Rava cutlet recipe | suji cutlet recipe | veg sooji cutlet recipe

Author Nehas Cook Book
4 from 1 vote
Prep Time 10 minutes
Cook Time 10 minutes
Total Time 20 minutes
Course Snack
Cuisine Indian
Servings 4 servings


  • 200 grm or 1 big size potatoes
  • 1 cup rava
  • 2 tbsp oil
  • ½ tsp cumin seeds
  • 1 tsp white sesame seeds
  • ¼ cup finely chopped onion
  • 1 tsp green chilli paste
  • ½ tsp ginger paste
  • ¼ cup finely chopped capsicum
  • ¼ cup finely chopped carrot
  • ¼ cup green peas
  • 1.5 cup water
  • ½ tsp black pepper powder
  • Salt to taste
  • ½ tsp red chilli flakes
  • 1 tsp lemon juice
  • Some coriander leaves
  • Oil for frying

For outer coating

  • 4 tbsp maida
  • 2 tbsp cornflour
  • Pinch of salt
  • Pinch of black pepper
  • ½ cup water
  • Some bread crumbs

For coriander curd chutney

  • 1 cup fresh coriander leaves
  • ¼ cup mint leaves
  • 2 green chilli
  • 1 inch ginger
  • ¼ tsp cumin seeds
  • Salt to taste
  • 1 tbsp roasted chana dal
  • 4 tbsp yogurt
  • Water to grind chutney


  • Grate potatoes with a small hole grater.
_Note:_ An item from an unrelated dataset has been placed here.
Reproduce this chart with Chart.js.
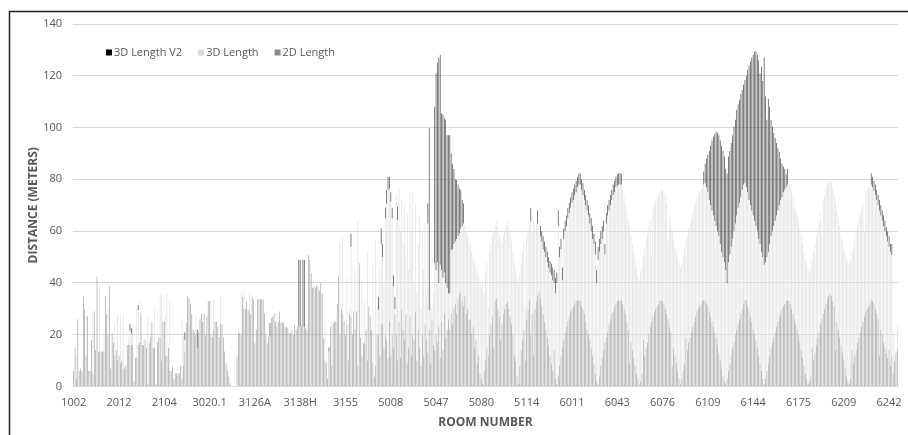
<!DOCTYPE html>
<html>
<head>
<meta charset="utf-8">
<script src="https://cdn.jsdelivr.net/npm/chart.js@4.4.1/dist/chart.umd.min.js"></script>
<style>
  html, body { margin: 0; padding: 0; background: #fff; }
  #wrap { width: 908px; height: 435px; }
</style>
</head>
<body>
<div id="wrap"><canvas id="chart" width="908" height="435"></canvas></div>
<script>
const _ = null;

// Room numbers printed under the axis (one every 33 rooms)
const roomTicks = ['1002','2012','2104','3020.1','3126A','3138H','3155','5008','5047','5080',
                   '5114','6011','6043','6076','6109','6144','6175','6209','6242'];
const tickEvery = 33;

// 2D Length per room (m), one line per 33 rooms
const length2D = [
  6,15,3,26,6,7,6,35,30,12,27,6,6,18,5,29,14,42.5,13.5,13.5,13.5,13.5,13.5,35,28,20,38.6,7,20.6,17,12,14,10,
  12,9,10,7,7,8,16,16,16,16,16,2,11,11,16,17,28,16,16,18,15,1,17,19,25,15,15,1,17,19,19,10,25,
  25,12,12,15,6,6,8,3,5,5,5,5,8,3,8,13.5,24.5,35,34,32,28,22,21,20,15,21,26,28,25,28,20,27,33,
  33,20,19,22,25,25,23,19,24,24,19,13.5,9,6.4,4,1.3,0,0,0,0,11.6,21,20.6,20,34.7,30,30,32.8,29.6,29,28,34.7,33.5,
  16.7,22,33.7,33.7,33.7,33.7,33.7,28.3,20,16.7,19,19,26.4,27,28.3,25,23,25,29,24.5,25,24.5,23,23,22.5,20.6,20.6,21.8,20,23.8,22,23.2,23.2,
  23.2,23,23,23,22.5,22,50.8,48.9,43.8,38,38.6,38,39,38.6,37,40,36,18.7,10,9,3,13.5,23,8,24.5,25,25,32,42.5,20,30,28,25,
  20,24,10,28,27,20,29,22,29,8,47.6,19,12,16.7,16.7,21.8,10,31,27,21.8,9,3.8,8,20,20,12,24,24.4,15,20,18,11,25,
  12,20,15,28,20,10,25,11,30,22,18,28,9,15,27,12,20,18,29,10,22,15,8,20,12,24,18,13,22,9,26,16,14,
  20,17,23,11,25,14,28,19,22,26,22,28,24,30,32,28,34,36,36.6,33,31,35,28,30,25.7,26,20.5,23,15,18,9,12,5,
  3,1,6,10,15,12,20,24,27,15,33,34,30,27,18,24,28,30,32,32.8,30,27,24,20,12,10,4,1,8,14,18,22,10,
  26,30,33.4,20,28,12,30,33,35,36.6,34,31,28,25,22,19,16,12,9,6,14,3,1,4,8,12,15,18,21,23,25,27,29,
  30,31,32,33,33,33.4,33,31,30,28,25,22,20,18,15,12,9,5,2,1,4,8,11,14,17,19,21,24,26,28,29,31,32,
  33,33.4,33,33.4,32,30,28,25,22,9,17,14,11,8,5,3,1,2,5,18,12,15,17,20,23,25,27,29,30,31,32,33,33.4,
  33,32,30,28,26,23,21,8,15,12,9,6,3,1,3,6,9,19,14,17,19,21,23,25,27,29,30,31,32,33,33.4,33,32,
  31,29,27,25,23,21,19,16,13,10,7,4,2,1,3,6,9,12,15,17,20,22,24,26,28,30,32,33.4,33,31,29,27,25,
  22,20,18,15,12,9,6,3,1,3,6,9,12,15,17,19,21,23,25,27,28,30,31,32,33,33.4,33,32,30,28,26,24,22,
  20,17,14,11,8,5,3,1,2,4,15,10,13,16,19,21,24,26,28,30,32,34,35,36,35,33,31,14,25,22,19,16,13,
  10,7,4,2,1,3,14,9,12,14,17,19,21,23,25,27,29,30,31,32,33.4,33,32,30,28,26,12,22,20,17,15,13,11,
  14,8,12,5,10,13,15
];

// 3D Length per room (m)
const length3D = [
  6,15,12,26,6,7,6,35,30,27,27,6,6,18,29,29,14,42.5,13.5,39,13.5,13.5,22,35,28,30,38.6,7,20.6,17,24,14,27.7,
  12,27,10,28,7,8,16,19,21.5,20.5,24.5,2,11,30,29.5,17,33,16,16,18,15,27,17,19,25,15,30,1,17,19,35,36,25,
  25,28,36,15,33,6,8,3,5,5,5,5,8,26,20.5,18,24.5,35,34,32,28,22,21,27,15,21,26,28,25,28,20,27,33,
  33,33,19,33,25,25,23,19,35,24,19,13.5,9,6.4,4,1.3,0,0,0,0,11.6,21,20.6,36.7,34.7,36.7,30,32.8,29.6,36,28,34.7,33.5,
  16.7,22,33.7,33.7,33.7,33.7,33.7,28.3,20,16.7,19,19,26.4,27,28.3,25,28.3,25,29,24.5,25,24.5,23,23,22.5,20.6,20.6,21.8,20,23.8,22,23.2,23.2,
  23.2,24,23,23,22.5,24,50.8,48.9,43.8,38,38.6,38,39,38.6,37,40,36,18.7,23,10,3,13.5,23,24,24.5,25,25,32,42.5,55.3,30,58,25,
  20,43,24,30,54,20,29,45,29,64,47.6,19,40,16.7,33,21.8,52,31,27,21.8,48,3.8,56,31,29.6,45,55,50,40,65,70.7,76,76.5,
  71.4,65,38.6,30,74,64.3,76.5,60,72,55,70,50,67,45,74.6,60,74.6,40,70,36,55,66,30,60,45,63,35,63,29.5,40,30,36,47.6,
  45,48,40,47,45,42,44,40,38,36,36,52.7,53,55,56,57,58,59,61,62,63,62,60,58,56,55,52,50,48,46,44,42,40,
  38,40,36,44,48,30,52,55,58,60,62,64,62,59,56,55,58,60,62,64,62,59,56,52,48,45,42,40,44,48,52,55,30,
  58,61,63,63.7,60,64,62,63,63,64,58,56,53,52,50,48,46,44,43,41,40,36,40,62,50,53,41,57,60,62,65,67,69,
  71,72,74,75,77,78,78,76,74,72,70,68,66,63,60,57,55,51,40,49,52,55,57,60,51,63,66,68,70,72,74,75,77,
  77.5,78,78,78,76,73,70,67,64,62,58,55,52,49,46,43,41,44,46,50,53,56,59,62,64,50,68,70,72,73,74,75,76,
  76,75,73,71,56,65,62,60,57,54,52,50,48,46,47,50,53,56,58,61,63,65,67,69,71,73,74,75,76,77,78,78.5,77,
  75,72,70,68,66,64,62,60,58,55,52,50,48,45,40,48,51,54,57,60,63,66,69,71,73,76,78,78.5,77,75,72,70,68,
  66,64,62,60,57,55,52,50,47,48,50,52,55,58,60,62,64,66,68,70,72,73,75,76,77,78,78,77,75,73,70,68,66,
  64,61,58,55,52,49,47,45,43.7,46,49,52,55,58,61,64,67,58,72,74,76,78,79,79.8,79,77,74,71,68,65,62,59,56,
  53,51,49,48,47.6,49,52,54,57,60,62,65,67,69,71,60,75,76,77,78,78,77,75.5,74,72,70,68,66,64,62,60,58,56,
  54,52,50.8,20,12,14,24
];

// 3D Length V2 per room (m), only where it was measured
const length3DV2 = [
  _,_,_,_,_,_,_,_,_,_, _,_,_,_,_,_,_,_,_,_, _,_,_,_,_,_,_,_,_,_, _,_,_,
  _,_,_,_,_,_,_,_,24,22.5, _,_,_,_,31.5,_,_,_,_,_, _,_,_,_,_,_,_,_,_,_, _,_,_,
  _,_,_,_,_,_,_,_,_,_, _,_,_,_,_,21,_,_,_,_, _,_,_,_,22,_,_,_,_,_, _,_,_,
  _,_,_,_,_,_,_,_,_,_, _,_,_,_,_,_,_,_,_,_, _,_,_,_,_,_,_,_,_,_, _,_,_,
  _,_,_,_,_,_,_,_,_,_, _,24.5,_,_,_,_,_,_,_,_, _,_,_,_,_,_,_,_,_,_, _,_,49,
  49,_,49,49,_,_,_,_,_,_, _,_,_,_,_,_,_,_,_,_, _,15.2,_,_,_,_,_,_,_,_, _,_,_,
  _,_,_,_,59,_,_,_,_,_, _,_,_,_,_,_,_,_,_,_, _,_,_,_,34.7,_,61,55,_,69, 76,81,81,
  75,69,43,34.7,_,69.5,_,_,_,_, _,_,_,_,_,_,_,_,_,_, _,_,_,_,_,_,_,70.7,99.7,_, _,_,108,
  121,125,127,128,105.5,105,103.6,103,97,97, 97,90,86,84,80,79.8,78,76.5,76,72, 70.7,_,_,_,_,_,_,_,_,_, _,_,_,
  _,_,_,_,_,_,_,_,_,_, _,_,_,_,_,_,_,_,_,_, _,_,_,_,_,_,_,_,_,_, _,_,_,
  _,_,_,68.8,_,_,_,_,68,_, 62,60,58,56,54,52,50,48.5,47.5,46, 45,42,44,68,54,57,46,61,64,66, 69,71,73,
  75,76.5,78,79.5,81,82.3,82.3,80,78.5,76, 74,72,70,67,65,62,59,56,45,54, 57,60,62,64,55,67,70,72,74,76, 78,79.5,81,
  82,82.3,82.5,82,_,_,_,_,_,_, _,_,_,_,_,_,_,_,_,_, _,_,_,_,_,_,_,_,_,_, _,_,_,
  _,_,_,_,_,_,_,_,_,_, _,_,_,_,_,_,_,_,_,_, _,_,_,_,_,_,_,_,_,_, 83,86,88,
  89.4,91,93,95,96.5,97.5,98.4,98,97,95, 93,91,88.8,84,82.3,88.8,91,94,97,100.4, 103,106.8,109,110.7,113,114.5,116.5,118.4,120,122.3, 124,125.5,127,
  128,129.3,129.5,128,126,121,123.5,118,127,112, 103,111,108,103,100.4,98,96,94,92,90.7, 88,86,85,84,82,84,_,_,_,_, _,_,_,
  _,_,_,_,_,_,_,_,_,_, _,_,_,_,_,_,_,_,_,_, _,_,_,_,_,_,_,_,_,_, _,_,_,
  _,_,_,_,_,_,_,_,_,_, _,_,_,_,_,_,_,_,_,_, 82.3,81,79.5,78,76,74,72,70,68,66, 64,61.5,60,
  58,55,55,_,_,_,_
];

const seriesNames  = ['3D Length V2', '3D Length', '2D Length'];
// Column fills (hairline columns) and the solid legend swatches
const seriesColors = ['#474747', '#e0e0e0', '#a3a3a3'];
const swatchColors = ['#000000', '#d9d9d9', '#8c8c8c'];
const textColor = '#595959';
const uiFont = 'Open Sans';

// Category labels: room number shown every `tickEvery` rooms, blank otherwise
const rooms = length2D.map((v, i) => (i % tickEvery === 0 ? (roomTicks[i / tickEvery] || '') : ''));

// Each longer measure is drawn as the part rising above the shorter one,
// so the three columns of a room sit one above the other without overlap.
const span3D = length3D.map((v, i) => (v == null ? null : [length2D[i] || 0, v]));
const spanV2 = length3DV2.map((v, i) => (v == null ? null : [length3D[i] || 0, v]));

// Chart frame (top/left rule) and the in-plot legend row
const frameAndLegend = {
  id: 'frameAndLegend',
  afterDraw(chart) {
    const c = chart.ctx;
    c.save();
    c.strokeStyle = '#1f1f1f';
    c.lineWidth = 1.5;
    c.beginPath();
    c.moveTo(9.5, 435);
    c.lineTo(9.5, 11.5);
    c.lineTo(908, 11.5);
    c.stroke();

    c.font = '11px "' + uiFont + '"';
    c.textBaseline = 'middle';
    c.textAlign = 'left';
    let x = 106;
    const y = 52.5;
    chart.data.datasets.forEach((ds, k) => {
      c.fillStyle = swatchColors[k];
      c.fillRect(x, y - 3, 6, 6);
      x += 8;
      c.fillStyle = textColor;
      c.fillText(ds.label, x, y);
      x += c.measureText(ds.label).width + 16;
    });
    c.restore();
  }
};

new Chart(document.getElementById('chart').getContext('2d'), {
  type: 'bar',
  data: {
    labels: rooms,
    datasets: [
      { label: seriesNames[0], data: spanV2,   backgroundColor: seriesColors[0] },
      { label: seriesNames[1], data: span3D,   backgroundColor: seriesColors[1] },
      { label: seriesNames[2], data: length2D, backgroundColor: seriesColors[2] }
    ]
  },
  options: {
    responsive: false,
    animation: false,
    events: [],
    layout: { padding: { left: 0, right: 10, top: 24, bottom: 0 } },
    datasets: {
      bar: { grouped: false, categoryPercentage: 0.5, barPercentage: 1, borderWidth: 0, borderSkipped: false }
    },
    plugins: {
      legend: { display: false },
      tooltip: { enabled: false }
    },
    scales: {
      x: {
        grid: { display: false, drawTicks: false },
        border: { display: true, color: '#d9d9d9' },
        ticks: {
          autoSkip: false, maxRotation: 0, minRotation: 0, padding: 10,
          color: textColor, font: { family: uiFont, size: 11 }
        },
        title: {
          display: true, text: 'ROOM NUMBER', color: textColor,
          font: { family: uiFont, size: 12, weight: 'bold' },
          padding: { top: 0, bottom: 5 }
        },
        afterFit: (s) => { s.height = 48.5; }
      },
      y: {
        min: 0, max: 140,
        grid: { color: '#d9d9d9', drawTicks: false },
        border: { display: false },
        ticks: {
          stepSize: 20, padding: 11,
          color: textColor, font: { family: uiFont, size: 11 }
        },
        title: {
          display: true, text: 'DISTANCE (METERS)', color: textColor,
          font: { family: uiFont, size: 12, weight: 'bold' },
          padding: { top: 26, bottom: 0 }
        },
        afterFit: (s) => { s.width = 73; }
      }
    }
  },
  plugins: [frameAndLegend]
});
</script>
</body>
</html>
Wash grated potatoes to remove their starch.
  • Remove water from grated potatoes and keep it aside.
  • Now in a pan, add 2 tbsp oil, jeera and white sesame seeds. Saute it.
  • Add chopped onion, green chilli paste and ginger paste. saute till the onion become translucent.
  • Add grated potatoes and saute them for 2 minutes.
  • Then add chopped capsicum, carrot and green peas. Saute it.
  • Now add 1.5 cup water to the pan. Mix well and bring it to a boil for 2-3 minutes.
  • Then add black pepper powder, salt, red chilli flakes and lemon juice. Mix well.
  • Now add rava gradually and mix well. Rava easily puff up into hot water.
  • Then stir continuously till the mixture leaves the sides of the pan and binds into a dough form.
  • Add coriander leaves and mix well.
  • Take out cooked mixture into mixing bowl and slightly cool down.
  • Grease your hand with oil and knead the mixture into a smooth dough.
  • Again, grease your hands with oil and now pinch a ball-sized dough. roll the round shape or heart shape cutlet. keep aside.
  • To prepare the slurry, in a small bowl take maida, corn flour, salt, and black pepper. Gradually add water to prepare a smooth lump-free batter.
  • now dip the shaped cutlet mixture into a slurry and then roll in bread crumbs.
  • freeze the cutlet for 10-15 minutes before frying.
  • deep fry in hot oil, keeping the flame on medium. stir occasionally, without breaking the cutlets.
  • fry until the cutlets turn golden brown and crisp.
  • drain off the cutlet over the wire rack to remove excess oil.
  • Serve crispy cutlet with coriander yogurt chutney.

Making coriander curd chutney

  • In a mixture jar, add coriander leaves, mint leaves, green chilli, ginger, cumin seeds, salt, roasted chana dal and yogurt. Grind it into smooth paste.
  • Serve chutney with crispy cutlet


  • Potato gives a creamy texture and softness to cutlet.
  • Grate potatoes with a small hole grater.
  • Wash grated potatoes to remove their starch content.
  • Chop vegetables finely so they will easily cook and merge into cutlet mixture.
  • The proportion of grated potatoes and rava should be equal.
  • Rava easily puff up into boiling water.
  • Cook cutlet mixture till it leaves the sides of pan and has no moisture in it.
  • Fry cutlet on medium flame.
  • Rava cutlet tastes great when it is served hot with coriander chutney.